The Wild Utah Forest Campaign is one piece of a nationwide campaign intent upon destroying the American timber industry. The central theme of UWFC is that the taxpayer is "subsidizing" the industry. UWFC also claims that logging practices "cause extensive damage . . . fragment forest ecosystems . . . erode forest soils, cause blowdowns, landslides and sedimentation of streams, destroy habitat and degrade wilderness character and scenic values." These charges warrant response.
As for subsidizing the industry, the public must know that timber sales are put out to the public for sale to the highest bidder. In a free market economy, the highest bid determines value. If it costs the Forest Service more to put the timber up for sale than the timber sells for, that cost can be chalked up to the fact that it is government doing it. Government wages, government employee benefits, interminable government "study," government accounting practices and government catering to incessant environmentalist appeals all add to the cost of a timber sale.As for UWFC's woeful litany of consequences of timbering, one needs only to consider the three alternative futures of all forests. They will burn. They will, in their climax stage, succumb to disease and die, and then they will burn.
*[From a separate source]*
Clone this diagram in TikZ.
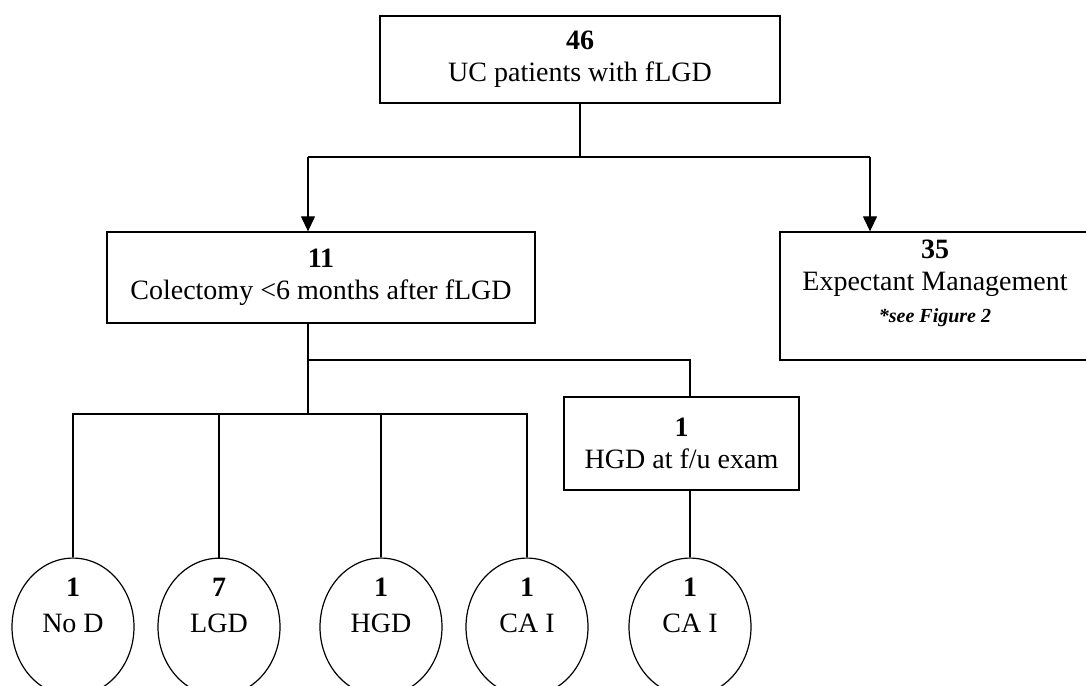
\documentclass[tikz,border=0pt]{standalone}
\usepackage{fontspec}
\setmainfont{Liberation Serif}
\usepackage{tikz}
\usetikzlibrary{shapes.geometric,arrows.meta,positioning}

\begin{document}
\begin{tikzpicture}[x=1pt, y=-1pt]
    \tikzstyle{box} = [rectangle, draw, line width=1.3pt, inner sep=0pt, align=center, font=\fontsize{28}{32}\selectfont]
    \tikzstyle{result} = [ellipse, draw, line width=1.2pt, inner sep=0pt, minimum width=122pt, minimum height=132pt, align=center, font=\fontsize{28}{36}\selectfont]
    \tikzstyle{link} = [line width=1.2pt]
    \tikzstyle{arrow} = [link, -{Triangle[length=15pt,width=14pt]}]

    \useasboundingbox (0,0) rectangle (1086,685);

    \node (all) [box, minimum width=400pt, minimum height=87pt] at (580,59.5) {\textbf{46}\\UC patients with fLGD};
    \node (colect) [box, minimum width=428pt, minimum height=91pt] at (321,277.5) {\textbf{11}\\Colectomy <6 months after fLGD};
    \node (expect) [box, minimum width=310pt, minimum height=128pt] at (935,296) {\textbf{35}\\Expectant Management\\{\fontsize{20}{25}\selectfont\bfseries\itshape *see Figure 2}\rule[-30pt]{0pt}{0pt}};
    \node (fu) [box, minimum width=235pt, minimum height=93pt] at (681.5,443.5) {\textbf{1}\\HGD at f/u exam};

    \node (nod) [result] at (73,627) {\textbf{1}\\No D\rule[-43pt]{0pt}{0pt}};
    \node (lgd) [result] at (219,627) {\textbf{7}\\LGD\rule[-43pt]{0pt}{0pt}};
    \node (hgd) [result] at (381,627) {\textbf{1}\\HGD\rule[-43pt]{0pt}{0pt}};
    \node (cai) [result] at (527,627) {\textbf{1}\\CA I\rule[-43pt]{0pt}{0pt}};
    \node (caii) [result] at (690,627) {\textbf{1}\\CA I\rule[-43pt]{0pt}{0pt}};

    % split points
    \coordinate (top) at (580,157);
    \coordinate (left) at (308,157);
    \coordinate (right) at (870,157);
    \coordinate (mid) at (308,360);
    \coordinate (low) at (308,414);

    \draw [link] (all) -- (top);
    \draw [link] (left) -- (right);
    \draw [arrow] (left) -- (left |- colect.north);
    \draw [arrow] (right) -- (right |- expect.north);

    \draw [link] (left |- colect.south) -- (low);
    \draw [link] (mid) -| (caii |- fu.north);
    \draw [link] (caii |- fu.south) -- (caii);
    \foreach \r in {nod,lgd,hgd,cai}
        \draw [link] (\r.north) |- (low);
\end{tikzpicture}
\end{document}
Or, they can be harvested using modern techniques and scientific forest practices. Each of these end consequences holds the possibility of creating the circumstances decried by UWFC. However, only commercial harvesting provides the opportunity for managing, controlling and limiting these consequences.
It is in the best interest of this nation and of our forests that they be sensibly harvested. If the government cannot sell its timber at a profit, it is not the timber industry's fault. It is a problem with government bureaucracy owning and controlling the productive capacity of the forests.